Katâde, Enes ibn Mâlik’ten; o da Ubâde ibnu’s- Sâmit (radıyallahü anh)’ten tahdîs etti ki, Peygamber (sallallahü aleyhi ve sellem) şöyle buyurmuştur:
— “Her kim Allah’a kavuşup görmeyi arzu eder severse, Allah da ona kavuşup görmeyi sever. Her kim de Allah ‘a kavuşmaktan hoşlanmazsa, Allah da ona kavuşmaktan hoşlanmaz.”

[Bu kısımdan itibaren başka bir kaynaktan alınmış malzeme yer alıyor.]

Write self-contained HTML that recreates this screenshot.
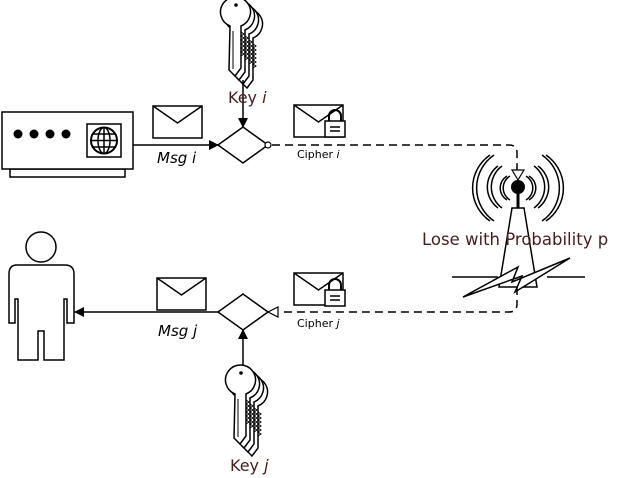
<!DOCTYPE html>
<html><head><meta charset="utf-8"><style>
html,body{margin:0;padding:0;background:#fff;}
svg{display:block;}
text{font-family:"DejaVu Sans","Liberation Sans",sans-serif;}
</style></head><body>
<svg width="617" height="478" viewBox="0 0 617 478" xmlns="http://www.w3.org/2000/svg">
<defs>
<marker id="ah" markerWidth="10" markerHeight="10" refX="9" refY="5" orient="auto" markerUnits="userSpaceOnUse">
<path d="M0,0 L10,5 L0,10 z" fill="#000"/>
</marker>
<g id="key">
<path d="M-5,10 A15,15 0 1 1 6,10 L6,52 L0,60 L-6,54 Z" fill="#fff" stroke="#000" stroke-width="1.5"/>
<path d="M6,16 l3,2 -3,2 3,2 -3,2 3,2 -3,2 3,2 -3,2 3,2 -3,2 3,2 -3,2" fill="none" stroke="#000" stroke-width="1"/>
<line x1="-2" y1="15" x2="-2" y2="53" stroke="#000" stroke-width="1"/>
</g>
<g id="env">
<rect x="0" y="0" width="49" height="32" fill="#fff" stroke="#000" stroke-width="1.5"/>
<path d="M0,0 L24.5,17 L49,0" fill="none" stroke="#000" stroke-width="1.5"/>
</g>
<g id="lock">
<path d="M4,0 v-5 a6,6 0 0 1 12,0 v5" fill="none" stroke="#000" stroke-width="2"/>
<rect x="0" y="0" width="20" height="16" fill="#fff" stroke="#000" stroke-width="1.5"/>
<line x1="5" y1="6" x2="15" y2="6" stroke="#000" stroke-width="1.5"/>
<line x1="5" y1="10" x2="15" y2="10" stroke="#000" stroke-width="1.5"/>
</g>
</defs>

<!-- device -->
<rect x="10" y="169" width="115" height="8" fill="#fff" stroke="#000" stroke-width="1.5"/>
<rect x="2" y="112" width="131" height="57" fill="#fff" stroke="#000" stroke-width="1.5"/>
<circle cx="18" cy="134" r="4.5"/><circle cx="34" cy="134" r="4.5"/><circle cx="50" cy="134" r="4.5"/><circle cx="66" cy="134" r="4.5"/>
<rect x="87" y="124" width="34" height="33" fill="#fff" stroke="#000" stroke-width="1.5"/>
<circle cx="104" cy="140.5" r="13" fill="#fff" stroke="#000" stroke-width="2"/>
<ellipse cx="104" cy="140.5" rx="6" ry="13" fill="none" stroke="#000" stroke-width="1.5"/>
<line x1="104" y1="127.5" x2="104" y2="153.5" stroke="#000" stroke-width="1.5"/>
<line x1="91" y1="140.5" x2="117" y2="140.5" stroke="#000" stroke-width="1.5"/>
<line x1="93" y1="134" x2="115" y2="134" stroke="#000" stroke-width="1.5"/>
<line x1="93" y1="147" x2="115" y2="147" stroke="#000" stroke-width="1.5"/>

<!-- top flow -->
<line x1="133" y1="145" x2="218" y2="145" stroke="#000" stroke-width="1.5" marker-end="url(#ah)"/>
<use href="#env" x="153" y="106"/>
<text x="157" y="163" font-size="15" font-style="italic">Msg i</text>
<!-- key i -->
<use href="#key" x="247" y="28"/>
<use href="#key" x="243" y="24"/>
<use href="#key" x="239" y="20"/>
<use href="#key" x="235" y="16"/>
<circle cx="236" cy="5" r="1.8"/>
<line x1="243" y1="80" x2="243" y2="127" stroke="#000" stroke-width="1.5" marker-end="url(#ah)"/>
<text x="228" y="103" font-size="16" fill="#4a1c1c">Key <tspan font-style="italic">i</tspan></text>
<path d="M218,145 L243,127 L268,145 L243,163 Z" fill="#fff" stroke="#000" stroke-width="1.5"/>
<circle cx="268" cy="145" r="3" fill="#fff" stroke="#000" stroke-width="1.2"/>
<path d="M272,145 H509 Q517,145 517,153 V178" fill="none" stroke="#000" stroke-width="1.5" stroke-dasharray="8,5"/>
<use href="#env" x="294" y="105"/>
<use href="#lock" x="325" y="121"/>
<text x="297" y="158" font-size="11">Cipher <tspan font-style="italic">i</tspan></text>

<!-- tower -->
<path d="M512,170 L524,170 L518,180 Z" fill="#fff" stroke="#000" stroke-width="1.2"/>
<circle cx="518" cy="187" r="7"/>
<line x1="518" y1="190" x2="518" y2="208" stroke="#000" stroke-width="3"/>
<g fill="none" stroke="#000" stroke-width="1.5">
<path d="M510,176 a14,14 0 0 0 0,24"/><path d="M507,176 a14,14 0 0 0 0,24"/>
<path d="M526,176 a14,14 0 0 1 0,24"/><path d="M529,176 a14,14 0 0 1 0,24"/>
<path d="M502,166 a26,26 0 0 0 0,42"/><path d="M498,166 a26,26 0 0 0 0,42"/>
<path d="M534,166 a26,26 0 0 1 0,42"/><path d="M538,166 a26,26 0 0 1 0,42"/>
<path d="M494,155 a40,40 0 0 0 0,66"/><path d="M490,155 a40,40 0 0 0 0,66"/>
<path d="M542,155 a40,40 0 0 1 0,66"/><path d="M546,155 a40,40 0 0 1 0,66"/>
</g>
<path d="M512,208 L524,208 L537,287 L499,287 Z" fill="#fff" stroke="#000" stroke-width="1.5"/>
<line x1="452" y1="277" x2="498" y2="277" stroke="#000" stroke-width="1.5"/>
<line x1="547" y1="277" x2="585" y2="277" stroke="#000" stroke-width="1.5"/>
<path d="M463,297 L518,267 L512,282 L570,258 L515,292 L522,276 Z" fill="#fff" stroke="#000" stroke-width="1.5"/>
<text x="422" y="245" font-size="16.5" fill="#4a1c1c">Lose with Probability p</text>

<!-- bottom flow -->
<path d="M517,287 V304 Q517,312 509,312 H279" fill="none" stroke="#000" stroke-width="1.5" stroke-dasharray="8,5"/>
<use href="#env" x="294" y="273"/>
<use href="#lock" x="325" y="290"/>
<text x="297" y="327" font-size="11">Cipher <tspan font-style="italic">j</tspan></text>
<path d="M218,312 L243,294 L268,312 L243,330 Z" fill="#fff" stroke="#000" stroke-width="1.5"/>
<path d="M268,312 L278,307 L278,317 Z" fill="#fff" stroke="#000" stroke-width="1.2"/>
<line x1="218" y1="312" x2="75" y2="312" stroke="#000" stroke-width="1.5" marker-end="url(#ah)"/>
<use href="#env" x="157" y="278"/>
<text x="158" y="336" font-size="15" font-style="italic">Msg j</text>
<line x1="243" y1="368" x2="243" y2="330" stroke="#000" stroke-width="1.5" marker-end="url(#ah)"/>
<use href="#key" x="252" y="396"/>
<use href="#key" x="248" y="392"/>
<use href="#key" x="244" y="388"/>
<use href="#key" x="240" y="384"/>
<circle cx="241" cy="373" r="1.8"/>
<text x="230" y="471" font-size="16" fill="#4a1c1c">Key <tspan font-style="italic">j</tspan></text>

<!-- person -->
<circle cx="41" cy="247" r="15" fill="#fff" stroke="#000" stroke-width="1.5"/>
<path d="M17,265 H65 Q74,265 74,274 V323 H67 V299 H64 V360 H44 V331 H38 V360 H18 V299 H15 V323 H9 V274 Q9,265 17,265 Z" fill="#fff" stroke="#000" stroke-width="1.5"/>
</svg>
</body></html>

Âişe yahut Peygamber’in kadınlarından biri:
— (Yâ Rasûlallah!) Bizler ölümden elbette hoşlanmayız! dediler.
Peygamber, kadınlara:
— “Ölüm sizin bildiğiniz gibi değil, lâkin bu şöyledir: Mü ‘mine ölüm hâli gelince, Allah’ın o kuldan hoşnûdluğu, Allah’ın ikram ve ihsanı ile müjdelenir. Bu müjde üzerine artık mü’mine (ölüm gibi) kendisini karşılayacak hâllerden daha sevimli birşey olamaz. O anda mü’min Allah’a kavuşmayı arzu edip ister, Allah da mü’min kuluna kavuşmayı sever. Fakat kâfir öyle değildir: Ona ölüm hâli hazır olduğunda, Allah’ın azâbı ve ukubeti müjdelenir. O anda kâfire, önündeki ölüm gibi hâllerden daha çirkin bir hâl olamaz. Bu suretle kâfir, Allah’a kavuşmayı fena görür, Allah da onunla buluşmayı çirkin görür.”
Bu hadîsi Ebû Dâvûd Süleyman et-Tayâlisî ile Amr ibnu Merzûk, Şu’be’den kısaltarak rivayet ettiler.